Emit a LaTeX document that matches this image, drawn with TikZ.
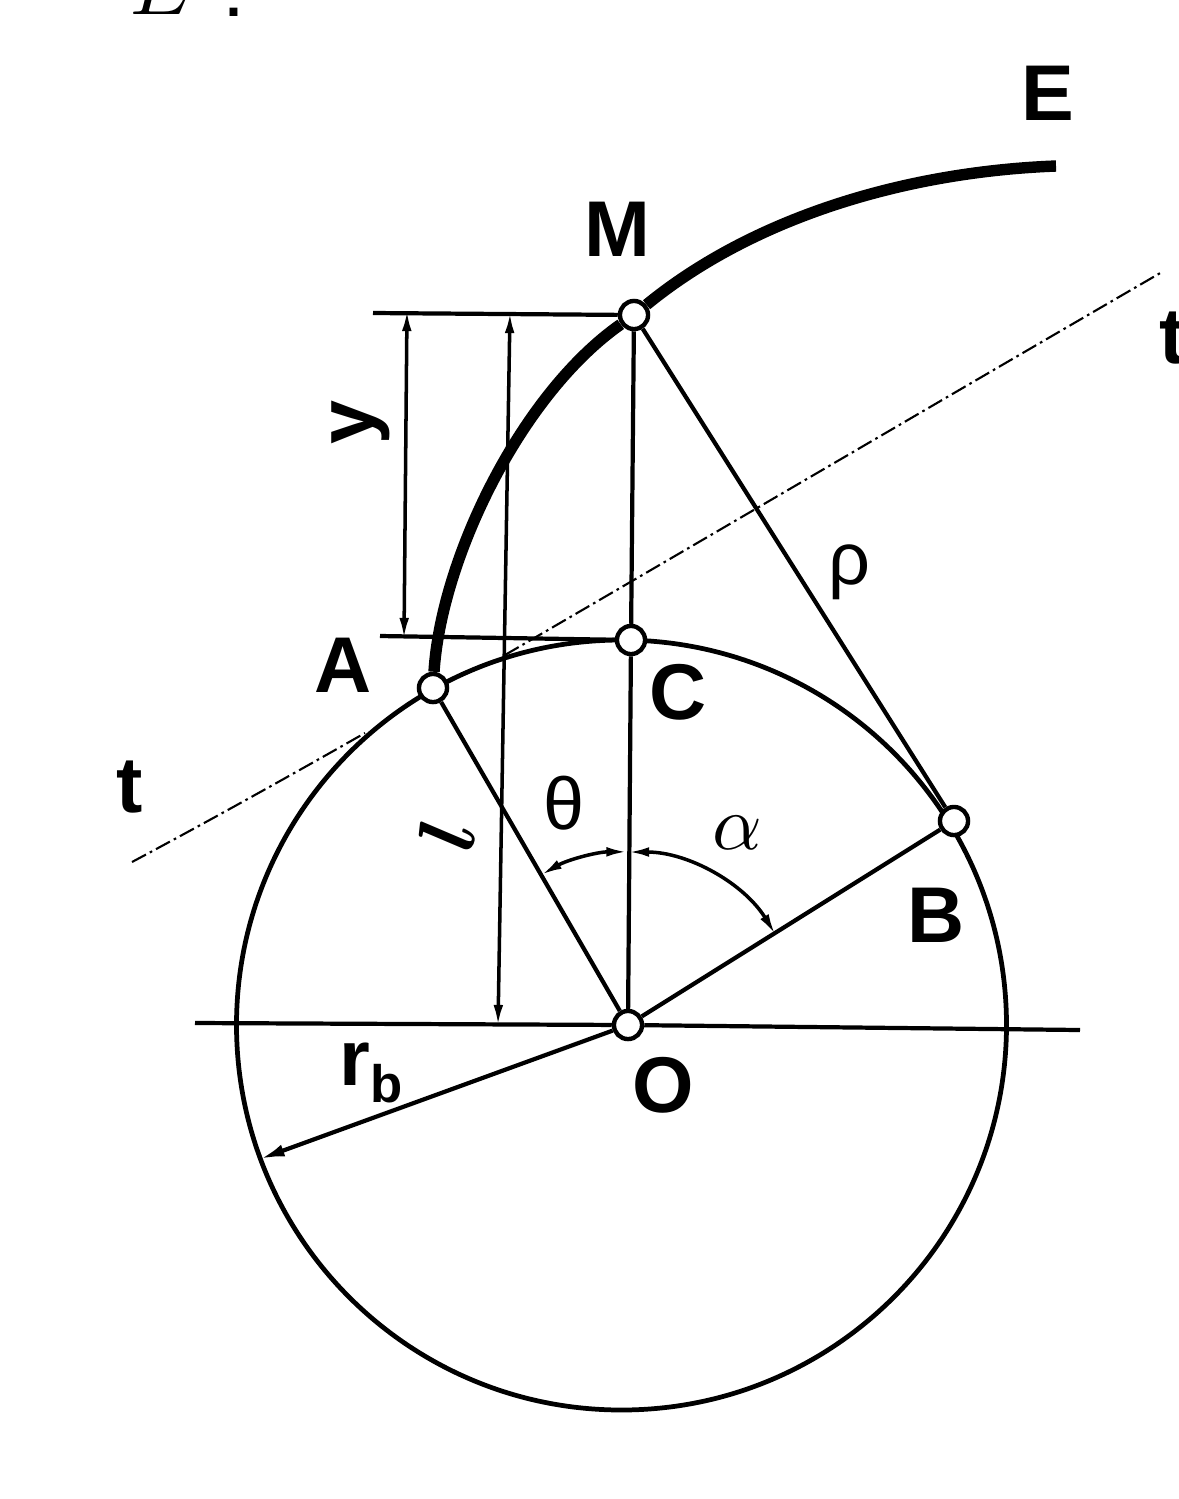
\documentclass[tikz,border=0pt]{standalone}
\usepackage{fontspec}
\usepackage{amsmath}
\setmainfont{Liberation Sans}
\usetikzlibrary{arrows.meta}
\tikzset{
	pt/.style={circle,draw,fill=white,line width=2.5pt,minimum size=16pt},
	thin line/.style={line width=2.4pt},
	dim line/.style={line width=2pt,{Latex[length=12pt,width=5.5pt]}-{Latex[length=12pt,width=5.5pt]}},
	dash line/.style={line width=1.2pt,dash pattern=on 9pt off 2.5pt on 1.5pt off 2.5pt},
	lbl/.style={font=\fontsize{45}{50}\selectfont\bfseries},
	greek/.style={font=\fontsize{42}{50}\selectfont},
}
\begin{document}
\begin{tikzpicture}[x=0.02cm,y=0.02cm]
	\tikzstyle{every node}+=[inner sep=0pt]
	\path [clip,use as bounding box] (0,0) rectangle (1179,-1499);
	\draw [line width=2.7pt] (621.5,-1025) circle (385);
	% points
	\node [pt] (A) at (433,-688) {};
	\node [pt] (C) at (631,-640) {};
	\node [pt] (B) at (954,-821) {};
	\node [pt] (M) at (634,-315) {};
	\node [pt] (O) at (628,-1025) {};
	% free ends
	\coordinate (E) at (1056,-166);
	\coordinate (axisL) at (195,-1023);
	\coordinate (axisR) at (1080,-1030);
	\coordinate (rimR) at (260,-1159);
	\coordinate (topL) at (373,-313);
	\coordinate (midL) at (380,-636);
	\coordinate (yTop) at (407,-310);
	\coordinate (yBot) at (404,-639);
	\coordinate (lTop) at (510,-312);
	\coordinate (lBot) at (498,-1026);
	\coordinate (tL) at (132,-862);
	\coordinate (tA) at (365,-733);
	\coordinate (tC) at (505,-655);
	\coordinate (tR) at (1162,-272);
	\coordinate (arcA) at (541,-875);
	\coordinate (arcV) at (628,-852);
	% involute
	\draw [line width=6.5pt] (A) .. controls (441,-560) and (520,-395) .. (M);
	\draw [line width=6.5pt] (M) .. controls (750,-220) and (900,-172) .. (E);
	% lines
	\draw [thin line] (axisL) -- (O);
	\draw [thin line] (O) -- (axisR);
	\draw [thin line] (topL) -- (M);
	\draw [thin line] (midL) -- (C);
	\draw [thin line] (M) -- (C);
	\draw [thin line] (C) -- (O);
	\draw [thin line] (M) -- (B);
	\draw [thin line] (A) -- (O);
	\draw [thin line] (O) -- (B);
	\draw [thin line,-{Latex[length=14pt,width=7pt]}] (O) -- (rimR);
	\draw [dim line] (yTop) -- (yBot);
	\draw [dim line] (lTop) -- (lBot);
	\draw [dim line] (arcA) arc (120:90:173);
	\draw [dim line] (arcV) arc (90:31.5:173);
	\draw [dash line] (tL) .. controls (220,-815) and (300,-770) .. (tA);
	\draw [dash line] (tC) .. controls (720,-530) and (950,-395) .. (tR);
	% labels
	\node [lbl] (lE) at (1048,-93) {E};
	\node [lbl] (lM) at (617,-229) {M};
	\node [lbl] (lt1) at (1173,-338) {t};
	\node [lbl] (lt2) at (130,-787) {t};
	\node [lbl] (lA) at (343,-665) {A};
	\node [lbl] (lC) at (678,-692) {C};
	\node [lbl] (lB) at (936,-915) {B};
	\node [lbl] (lO) at (663,-1085) {O};
	\node [lbl,rotate=90] (ly) at (361,-423) {y};
	\node [rotate=81] (ll) at (447,-835) {\scalebox{4.6}{$\boldsymbol{l}$}};
	\node [lbl] (lr) at (371,-1073) {r\raisebox{-10pt}{\fontsize{30}{34}\selectfont b}};
	\node [greek] (lrho) at (849,-572) {ρ};
	\node [greek] (ltheta) at (564,-803) {θ};
	\node (lalpha) at (737,-833) {\scalebox{4.4}{$\alpha$}};
	\node [anchor=base west] (tE) at (130,-14) {\scalebox{4.6}{$E$}};
	\node [anchor=base,font=\fontsize{47}{50}\selectfont] (tcolon) at (234,-16) {:};
\end{tikzpicture}
\end{document}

★ ★ ★

# Given instruction
Each line of the data should be quoted exactly, with pictures left out.

# Output for this task
Emit a LaTeX document that matches this image, drawn with TikZ.
\documentclass[tikz,border=0pt]{standalone}
\usepackage{fontspec}
\usepackage{amsmath}
\setmainfont{Liberation Sans}
\usetikzlibrary{arrows.meta}
\tikzset{
	pt/.style={circle,draw,fill=white,line width=2.5pt,minimum size=16pt},
	thin line/.style={line width=2.4pt},
	dim line/.style={line width=2pt,{Latex[length=12pt,width=5.5pt]}-{Latex[length=12pt,width=5.5pt]}},
	dash line/.style={line width=1.2pt,dash pattern=on 9pt off 2.5pt on 1.5pt off 2.5pt},
	lbl/.style={font=\fontsize{45}{50}\selectfont\bfseries},
	greek/.style={font=\fontsize{42}{50}\selectfont},
}
\begin{document}
\begin{tikzpicture}[x=0.02cm,y=0.02cm]
	\tikzstyle{every node}+=[inner sep=0pt]
	\path [clip,use as bounding box] (0,0) rectangle (1179,-1499);
	\draw [line width=2.7pt] (621.5,-1025) circle (385);
	% points
	\node [pt] (A) at (433,-688) {};
	\node [pt] (C) at (631,-640) {};
	\node [pt] (B) at (954,-821) {};
	\node [pt] (M) at (634,-315) {};
	\node [pt] (O) at (628,-1025) {};
	% free ends
	\coordinate (E) at (1056,-166);
	\coordinate (axisL) at (195,-1023);
	\coordinate (axisR) at (1080,-1030);
	\coordinate (rimR) at (260,-1159);
	\coordinate (topL) at (373,-313);
	\coordinate (midL) at (380,-636);
	\coordinate (yTop) at (407,-310);
	\coordinate (yBot) at (404,-639);
	\coordinate (lTop) at (510,-312);
	\coordinate (lBot) at (498,-1026);
	\coordinate (tL) at (132,-862);
	\coordinate (tA) at (365,-733);
	\coordinate (tC) at (505,-655);
	\coordinate (tR) at (1162,-272);
	\coordinate (arcA) at (541,-875);
	\coordinate (arcV) at (628,-852);
	% involute
	\draw [line width=6.5pt] (A) .. controls (441,-560) and (520,-395) .. (M);
	\draw [line width=6.5pt] (M) .. controls (750,-220) and (900,-172) .. (E);
	% lines
	\draw [thin line] (axisL) -- (O);
	\draw [thin line] (O) -- (axisR);
	\draw [thin line] (topL) -- (M);
	\draw [thin line] (midL) -- (C);
	\draw [thin line] (M) -- (C);
	\draw [thin line] (C) -- (O);
	\draw [thin line] (M) -- (B);
	\draw [thin line] (A) -- (O);
	\draw [thin line] (O) -- (B);
	\draw [thin line,-{Latex[length=14pt,width=7pt]}] (O) -- (rimR);
	\draw [dim line] (yTop) -- (yBot);
	\draw [dim line] (lTop) -- (lBot);
	\draw [dim line] (arcA) arc (120:90:173);
	\draw [dim line] (arcV) arc (90:31.5:173);
	\draw [dash line] (tL) .. controls (220,-815) and (300,-770) .. (tA);
	\draw [dash line] (tC) .. controls (720,-530) and (950,-395) .. (tR);
	% labels
	\node [lbl] (lE) at (1048,-93) {E};
	\node [lbl] (lM) at (617,-229) {M};
	\node [lbl] (lt1) at (1173,-338) {t};
	\node [lbl] (lt2) at (130,-787) {t};
	\node [lbl] (lA) at (343,-665) {A};
	\node [lbl] (lC) at (678,-692) {C};
	\node [lbl] (lB) at (936,-915) {B};
	\node [lbl] (lO) at (663,-1085) {O};
	\node [lbl,rotate=90] (ly) at (361,-423) {y};
	\node [rotate=81] (ll) at (447,-835) {\scalebox{4.6}{$\boldsymbol{l}$}};
	\node [lbl] (lr) at (371,-1073) {r\raisebox{-10pt}{\fontsize{30}{34}\selectfont b}};
	\node [greek] (lrho) at (849,-572) {ρ};
	\node [greek] (ltheta) at (564,-803) {θ};
	\node (lalpha) at (737,-833) {\scalebox{4.4}{$\alpha$}};
	\node [anchor=base west] (tE) at (130,-14) {\scalebox{4.6}{$E$}};
	\node [anchor=base,font=\fontsize{47}{50}\selectfont] (tcolon) at (234,-16) {:};
\end{tikzpicture}
\end{document}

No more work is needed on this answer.